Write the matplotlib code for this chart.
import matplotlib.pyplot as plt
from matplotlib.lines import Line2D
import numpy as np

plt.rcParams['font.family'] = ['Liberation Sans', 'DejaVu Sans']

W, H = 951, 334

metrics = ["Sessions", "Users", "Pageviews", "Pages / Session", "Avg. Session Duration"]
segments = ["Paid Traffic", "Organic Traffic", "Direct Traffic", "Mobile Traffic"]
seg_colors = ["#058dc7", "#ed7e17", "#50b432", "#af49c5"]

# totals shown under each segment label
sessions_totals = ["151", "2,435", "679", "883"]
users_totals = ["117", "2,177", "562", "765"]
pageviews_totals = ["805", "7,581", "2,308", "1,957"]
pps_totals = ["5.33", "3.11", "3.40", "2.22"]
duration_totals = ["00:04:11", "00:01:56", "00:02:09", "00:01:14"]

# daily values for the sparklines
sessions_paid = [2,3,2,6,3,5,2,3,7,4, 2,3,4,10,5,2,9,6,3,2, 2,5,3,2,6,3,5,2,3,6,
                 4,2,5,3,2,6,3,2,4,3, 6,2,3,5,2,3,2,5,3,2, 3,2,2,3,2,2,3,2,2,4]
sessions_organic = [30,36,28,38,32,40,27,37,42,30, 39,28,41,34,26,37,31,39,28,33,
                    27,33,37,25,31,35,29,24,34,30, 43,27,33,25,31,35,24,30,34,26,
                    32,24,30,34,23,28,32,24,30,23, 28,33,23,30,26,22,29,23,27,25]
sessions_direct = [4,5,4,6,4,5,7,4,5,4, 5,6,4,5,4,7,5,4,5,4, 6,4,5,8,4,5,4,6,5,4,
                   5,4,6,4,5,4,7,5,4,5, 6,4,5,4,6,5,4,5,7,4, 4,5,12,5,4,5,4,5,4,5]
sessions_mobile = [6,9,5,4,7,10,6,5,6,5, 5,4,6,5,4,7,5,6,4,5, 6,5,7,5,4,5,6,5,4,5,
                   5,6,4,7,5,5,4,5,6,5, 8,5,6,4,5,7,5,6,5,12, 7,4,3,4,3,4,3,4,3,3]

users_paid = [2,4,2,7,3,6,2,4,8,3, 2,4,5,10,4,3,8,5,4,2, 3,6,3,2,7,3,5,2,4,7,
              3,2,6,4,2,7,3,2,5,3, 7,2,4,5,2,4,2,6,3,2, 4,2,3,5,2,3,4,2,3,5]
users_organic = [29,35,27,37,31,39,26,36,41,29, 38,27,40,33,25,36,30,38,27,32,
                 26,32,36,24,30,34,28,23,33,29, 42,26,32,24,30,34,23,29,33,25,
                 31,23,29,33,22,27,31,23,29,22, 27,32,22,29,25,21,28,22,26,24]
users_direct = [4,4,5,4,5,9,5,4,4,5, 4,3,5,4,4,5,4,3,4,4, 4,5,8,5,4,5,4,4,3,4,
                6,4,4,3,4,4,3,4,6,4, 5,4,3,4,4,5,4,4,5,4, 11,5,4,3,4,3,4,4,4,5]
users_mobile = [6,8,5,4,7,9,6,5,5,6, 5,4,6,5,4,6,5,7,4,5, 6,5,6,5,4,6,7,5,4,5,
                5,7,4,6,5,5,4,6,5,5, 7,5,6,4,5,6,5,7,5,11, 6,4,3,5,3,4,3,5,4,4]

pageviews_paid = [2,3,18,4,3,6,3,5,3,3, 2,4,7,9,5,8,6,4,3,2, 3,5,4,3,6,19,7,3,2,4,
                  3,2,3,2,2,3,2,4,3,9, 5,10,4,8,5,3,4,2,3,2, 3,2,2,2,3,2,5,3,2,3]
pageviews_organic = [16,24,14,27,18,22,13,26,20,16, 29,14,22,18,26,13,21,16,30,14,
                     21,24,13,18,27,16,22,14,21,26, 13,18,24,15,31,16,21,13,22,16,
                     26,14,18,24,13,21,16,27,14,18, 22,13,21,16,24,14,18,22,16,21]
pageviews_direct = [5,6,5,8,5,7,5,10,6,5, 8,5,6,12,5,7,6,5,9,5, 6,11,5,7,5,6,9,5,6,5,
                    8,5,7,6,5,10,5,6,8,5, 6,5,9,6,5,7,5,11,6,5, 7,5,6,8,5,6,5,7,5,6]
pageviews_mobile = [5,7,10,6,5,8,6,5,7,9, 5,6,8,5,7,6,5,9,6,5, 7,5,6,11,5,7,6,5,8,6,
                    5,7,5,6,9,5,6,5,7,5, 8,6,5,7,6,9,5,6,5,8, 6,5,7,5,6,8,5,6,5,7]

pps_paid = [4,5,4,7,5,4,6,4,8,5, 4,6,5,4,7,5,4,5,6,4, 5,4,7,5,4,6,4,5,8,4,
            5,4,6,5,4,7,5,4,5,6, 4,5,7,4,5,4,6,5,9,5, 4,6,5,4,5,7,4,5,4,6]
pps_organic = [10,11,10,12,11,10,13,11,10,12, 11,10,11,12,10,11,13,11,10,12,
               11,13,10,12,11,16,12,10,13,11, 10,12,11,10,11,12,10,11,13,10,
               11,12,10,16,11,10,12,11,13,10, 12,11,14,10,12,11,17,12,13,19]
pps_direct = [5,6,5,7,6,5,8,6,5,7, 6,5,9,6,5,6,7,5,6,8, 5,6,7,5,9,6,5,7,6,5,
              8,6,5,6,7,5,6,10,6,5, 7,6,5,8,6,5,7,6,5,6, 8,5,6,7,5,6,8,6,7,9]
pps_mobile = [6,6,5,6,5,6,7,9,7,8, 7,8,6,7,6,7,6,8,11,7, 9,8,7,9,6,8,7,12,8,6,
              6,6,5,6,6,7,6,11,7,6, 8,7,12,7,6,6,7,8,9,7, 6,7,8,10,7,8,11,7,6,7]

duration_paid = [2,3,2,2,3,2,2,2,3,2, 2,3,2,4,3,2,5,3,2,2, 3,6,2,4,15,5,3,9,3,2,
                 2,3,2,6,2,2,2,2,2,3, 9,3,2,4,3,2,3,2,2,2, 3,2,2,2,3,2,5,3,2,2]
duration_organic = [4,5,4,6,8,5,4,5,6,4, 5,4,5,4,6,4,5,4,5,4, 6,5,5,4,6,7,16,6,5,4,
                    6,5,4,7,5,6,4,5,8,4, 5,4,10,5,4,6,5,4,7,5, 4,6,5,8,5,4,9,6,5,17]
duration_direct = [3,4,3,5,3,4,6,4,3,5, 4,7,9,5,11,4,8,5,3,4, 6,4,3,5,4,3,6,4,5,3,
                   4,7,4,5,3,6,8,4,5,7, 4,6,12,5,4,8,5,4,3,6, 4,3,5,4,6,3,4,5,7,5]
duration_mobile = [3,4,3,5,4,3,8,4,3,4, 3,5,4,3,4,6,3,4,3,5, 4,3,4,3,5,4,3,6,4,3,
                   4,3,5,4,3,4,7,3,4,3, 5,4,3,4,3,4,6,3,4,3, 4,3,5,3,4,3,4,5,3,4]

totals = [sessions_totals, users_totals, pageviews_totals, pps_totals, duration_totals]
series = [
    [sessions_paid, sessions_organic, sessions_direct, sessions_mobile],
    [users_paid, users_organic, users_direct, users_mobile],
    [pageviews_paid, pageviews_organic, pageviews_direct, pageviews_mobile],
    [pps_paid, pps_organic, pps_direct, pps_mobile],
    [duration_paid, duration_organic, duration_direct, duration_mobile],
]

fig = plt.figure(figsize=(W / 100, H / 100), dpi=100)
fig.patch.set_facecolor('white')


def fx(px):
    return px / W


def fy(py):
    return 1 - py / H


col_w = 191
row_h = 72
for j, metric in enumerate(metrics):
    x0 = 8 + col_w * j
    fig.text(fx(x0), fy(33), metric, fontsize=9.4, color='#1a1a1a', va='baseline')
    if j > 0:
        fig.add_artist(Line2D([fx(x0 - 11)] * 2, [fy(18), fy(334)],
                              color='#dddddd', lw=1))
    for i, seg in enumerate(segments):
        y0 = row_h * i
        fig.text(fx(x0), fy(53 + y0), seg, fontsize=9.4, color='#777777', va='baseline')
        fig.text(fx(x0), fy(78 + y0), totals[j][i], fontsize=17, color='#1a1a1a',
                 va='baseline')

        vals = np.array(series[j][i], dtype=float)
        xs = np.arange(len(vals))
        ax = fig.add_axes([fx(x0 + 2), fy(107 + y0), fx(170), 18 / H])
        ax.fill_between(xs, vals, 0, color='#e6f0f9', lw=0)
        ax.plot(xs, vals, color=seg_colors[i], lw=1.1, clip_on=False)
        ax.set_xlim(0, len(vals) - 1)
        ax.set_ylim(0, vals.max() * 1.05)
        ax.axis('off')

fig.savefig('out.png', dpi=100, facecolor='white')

------------------------

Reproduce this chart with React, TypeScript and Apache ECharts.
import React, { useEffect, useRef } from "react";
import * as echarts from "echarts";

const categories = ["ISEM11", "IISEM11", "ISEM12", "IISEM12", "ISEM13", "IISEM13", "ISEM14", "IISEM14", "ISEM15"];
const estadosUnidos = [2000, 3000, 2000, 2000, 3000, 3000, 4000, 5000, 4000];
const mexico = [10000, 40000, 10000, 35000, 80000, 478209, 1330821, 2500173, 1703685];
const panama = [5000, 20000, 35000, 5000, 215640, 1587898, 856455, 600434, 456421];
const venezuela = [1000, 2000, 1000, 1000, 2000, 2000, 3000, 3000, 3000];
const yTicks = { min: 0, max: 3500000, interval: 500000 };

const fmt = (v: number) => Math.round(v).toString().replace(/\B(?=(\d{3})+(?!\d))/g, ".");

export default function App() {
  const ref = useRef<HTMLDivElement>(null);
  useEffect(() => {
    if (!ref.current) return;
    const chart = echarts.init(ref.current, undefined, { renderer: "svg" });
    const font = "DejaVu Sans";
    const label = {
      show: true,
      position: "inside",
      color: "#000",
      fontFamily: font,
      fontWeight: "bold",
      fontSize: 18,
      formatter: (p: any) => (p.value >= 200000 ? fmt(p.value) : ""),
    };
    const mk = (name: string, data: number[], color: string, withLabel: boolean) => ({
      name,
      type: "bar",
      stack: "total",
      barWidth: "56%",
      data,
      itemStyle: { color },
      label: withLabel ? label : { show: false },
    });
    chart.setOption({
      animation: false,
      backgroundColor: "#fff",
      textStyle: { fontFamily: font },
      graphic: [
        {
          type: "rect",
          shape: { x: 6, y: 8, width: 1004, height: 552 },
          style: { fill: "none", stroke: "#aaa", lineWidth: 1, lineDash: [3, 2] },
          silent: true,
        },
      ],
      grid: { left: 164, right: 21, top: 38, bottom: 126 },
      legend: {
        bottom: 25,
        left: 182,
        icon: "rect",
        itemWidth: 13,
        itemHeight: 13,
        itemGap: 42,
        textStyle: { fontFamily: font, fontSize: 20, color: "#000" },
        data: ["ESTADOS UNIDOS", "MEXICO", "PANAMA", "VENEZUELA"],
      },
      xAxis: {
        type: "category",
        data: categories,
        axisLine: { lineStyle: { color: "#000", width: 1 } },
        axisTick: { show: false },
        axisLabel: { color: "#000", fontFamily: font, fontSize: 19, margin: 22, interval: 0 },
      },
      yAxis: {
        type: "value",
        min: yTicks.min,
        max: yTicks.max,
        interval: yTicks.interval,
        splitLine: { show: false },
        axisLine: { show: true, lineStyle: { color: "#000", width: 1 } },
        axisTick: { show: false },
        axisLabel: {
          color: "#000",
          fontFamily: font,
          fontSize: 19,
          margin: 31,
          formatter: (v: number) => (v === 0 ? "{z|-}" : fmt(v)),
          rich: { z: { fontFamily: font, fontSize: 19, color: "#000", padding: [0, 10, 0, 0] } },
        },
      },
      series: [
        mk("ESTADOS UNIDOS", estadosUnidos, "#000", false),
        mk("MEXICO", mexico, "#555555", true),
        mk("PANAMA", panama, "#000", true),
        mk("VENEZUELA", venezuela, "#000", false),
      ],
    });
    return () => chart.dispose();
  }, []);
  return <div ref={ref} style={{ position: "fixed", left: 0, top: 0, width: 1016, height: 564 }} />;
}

------------------------

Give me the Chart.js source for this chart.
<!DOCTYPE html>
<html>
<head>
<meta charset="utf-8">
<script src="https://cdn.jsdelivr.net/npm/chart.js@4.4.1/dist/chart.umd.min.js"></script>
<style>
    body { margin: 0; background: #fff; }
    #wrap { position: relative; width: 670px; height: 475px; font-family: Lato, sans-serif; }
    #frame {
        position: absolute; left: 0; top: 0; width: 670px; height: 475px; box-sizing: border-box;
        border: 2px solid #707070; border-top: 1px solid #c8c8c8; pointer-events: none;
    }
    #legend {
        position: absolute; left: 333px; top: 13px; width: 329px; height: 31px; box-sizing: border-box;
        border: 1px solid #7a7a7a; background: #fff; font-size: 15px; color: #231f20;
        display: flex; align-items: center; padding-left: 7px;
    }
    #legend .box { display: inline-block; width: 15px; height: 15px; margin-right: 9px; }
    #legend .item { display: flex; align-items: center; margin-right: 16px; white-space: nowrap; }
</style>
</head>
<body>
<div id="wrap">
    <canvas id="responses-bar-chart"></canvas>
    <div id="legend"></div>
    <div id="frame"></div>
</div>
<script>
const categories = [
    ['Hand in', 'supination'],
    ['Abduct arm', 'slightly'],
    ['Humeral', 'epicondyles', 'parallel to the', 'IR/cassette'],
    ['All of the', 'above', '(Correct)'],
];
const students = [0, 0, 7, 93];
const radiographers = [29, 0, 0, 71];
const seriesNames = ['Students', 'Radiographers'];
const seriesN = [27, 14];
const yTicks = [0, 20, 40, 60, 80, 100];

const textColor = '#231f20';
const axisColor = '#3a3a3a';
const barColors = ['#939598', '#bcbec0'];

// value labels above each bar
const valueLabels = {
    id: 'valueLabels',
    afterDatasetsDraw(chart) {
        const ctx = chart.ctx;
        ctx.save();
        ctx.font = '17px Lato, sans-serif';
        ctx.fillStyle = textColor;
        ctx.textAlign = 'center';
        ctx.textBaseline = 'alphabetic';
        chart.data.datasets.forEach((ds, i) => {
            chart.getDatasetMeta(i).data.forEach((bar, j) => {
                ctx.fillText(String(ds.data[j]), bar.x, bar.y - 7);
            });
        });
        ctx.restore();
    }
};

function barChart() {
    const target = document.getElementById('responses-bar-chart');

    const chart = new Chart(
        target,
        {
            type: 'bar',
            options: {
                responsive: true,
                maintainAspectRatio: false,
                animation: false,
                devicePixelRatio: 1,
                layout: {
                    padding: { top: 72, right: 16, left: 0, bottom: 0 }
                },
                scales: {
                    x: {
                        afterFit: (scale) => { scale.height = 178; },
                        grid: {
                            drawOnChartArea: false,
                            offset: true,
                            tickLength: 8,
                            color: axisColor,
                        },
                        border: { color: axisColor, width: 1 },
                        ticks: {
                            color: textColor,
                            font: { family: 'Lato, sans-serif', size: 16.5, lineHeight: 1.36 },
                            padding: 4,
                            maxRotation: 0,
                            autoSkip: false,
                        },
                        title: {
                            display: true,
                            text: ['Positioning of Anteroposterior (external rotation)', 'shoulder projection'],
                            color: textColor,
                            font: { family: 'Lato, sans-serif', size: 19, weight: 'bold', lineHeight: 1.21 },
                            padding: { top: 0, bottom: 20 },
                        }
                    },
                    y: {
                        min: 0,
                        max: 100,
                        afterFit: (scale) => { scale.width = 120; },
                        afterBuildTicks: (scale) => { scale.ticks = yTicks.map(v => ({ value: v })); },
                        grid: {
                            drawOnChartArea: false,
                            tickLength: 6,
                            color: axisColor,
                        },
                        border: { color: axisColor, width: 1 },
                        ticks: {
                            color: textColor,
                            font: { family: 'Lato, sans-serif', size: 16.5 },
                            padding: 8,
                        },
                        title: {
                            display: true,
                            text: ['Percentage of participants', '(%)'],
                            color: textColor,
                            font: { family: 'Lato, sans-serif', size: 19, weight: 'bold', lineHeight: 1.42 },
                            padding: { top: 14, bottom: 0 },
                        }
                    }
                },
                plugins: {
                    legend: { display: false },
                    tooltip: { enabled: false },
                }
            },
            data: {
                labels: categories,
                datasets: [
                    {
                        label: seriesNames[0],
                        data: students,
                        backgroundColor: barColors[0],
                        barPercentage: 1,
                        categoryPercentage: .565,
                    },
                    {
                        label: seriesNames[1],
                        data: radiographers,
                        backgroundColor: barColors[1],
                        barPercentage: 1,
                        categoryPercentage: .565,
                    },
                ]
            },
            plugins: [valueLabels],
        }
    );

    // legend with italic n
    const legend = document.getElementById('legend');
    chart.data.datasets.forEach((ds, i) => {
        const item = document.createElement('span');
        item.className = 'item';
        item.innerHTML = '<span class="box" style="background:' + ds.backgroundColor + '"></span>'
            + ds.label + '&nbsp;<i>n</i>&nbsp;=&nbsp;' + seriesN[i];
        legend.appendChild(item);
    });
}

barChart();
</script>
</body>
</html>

------------------------

Extract from the listing above the lines between the line containing "Write the matplotlib code for this chart." and the line containing "5,6,4,7,5,5,4,5,6,5, 8,5,6,4,5,7,5,6,5,12, 7,4,3,4,3,4,3,4,3,3]", keeping both of those lines. Output nothing else.

Answer to this problem -
Write the matplotlib code for this chart.
import matplotlib.pyplot as plt
from matplotlib.lines import Line2D
import numpy as np

plt.rcParams['font.family'] = ['Liberation Sans', 'DejaVu Sans']

W, H = 951, 334

metrics = ["Sessions", "Users", "Pageviews", "Pages / Session", "Avg. Session Duration"]
segments = ["Paid Traffic", "Organic Traffic", "Direct Traffic", "Mobile Traffic"]
seg_colors = ["#058dc7", "#ed7e17", "#50b432", "#af49c5"]

# totals shown under each segment label
sessions_totals = ["151", "2,435", "679", "883"]
users_totals = ["117", "2,177", "562", "765"]
pageviews_totals = ["805", "7,581", "2,308", "1,957"]
pps_totals = ["5.33", "3.11", "3.40", "2.22"]
duration_totals = ["00:04:11", "00:01:56", "00:02:09", "00:01:14"]

# daily values for the sparklines
sessions_paid = [2,3,2,6,3,5,2,3,7,4, 2,3,4,10,5,2,9,6,3,2, 2,5,3,2,6,3,5,2,3,6,
                 4,2,5,3,2,6,3,2,4,3, 6,2,3,5,2,3,2,5,3,2, 3,2,2,3,2,2,3,2,2,4]
sessions_organic = [30,36,28,38,32,40,27,37,42,30, 39,28,41,34,26,37,31,39,28,33,
                    27,33,37,25,31,35,29,24,34,30, 43,27,33,25,31,35,24,30,34,26,
                    32,24,30,34,23,28,32,24,30,23, 28,33,23,30,26,22,29,23,27,25]
sessions_direct = [4,5,4,6,4,5,7,4,5,4, 5,6,4,5,4,7,5,4,5,4, 6,4,5,8,4,5,4,6,5,4,
                   5,4,6,4,5,4,7,5,4,5, 6,4,5,4,6,5,4,5,7,4, 4,5,12,5,4,5,4,5,4,5]
sessions_mobile = [6,9,5,4,7,10,6,5,6,5, 5,4,6,5,4,7,5,6,4,5, 6,5,7,5,4,5,6,5,4,5,
                   5,6,4,7,5,5,4,5,6,5, 8,5,6,4,5,7,5,6,5,12, 7,4,3,4,3,4,3,4,3,3]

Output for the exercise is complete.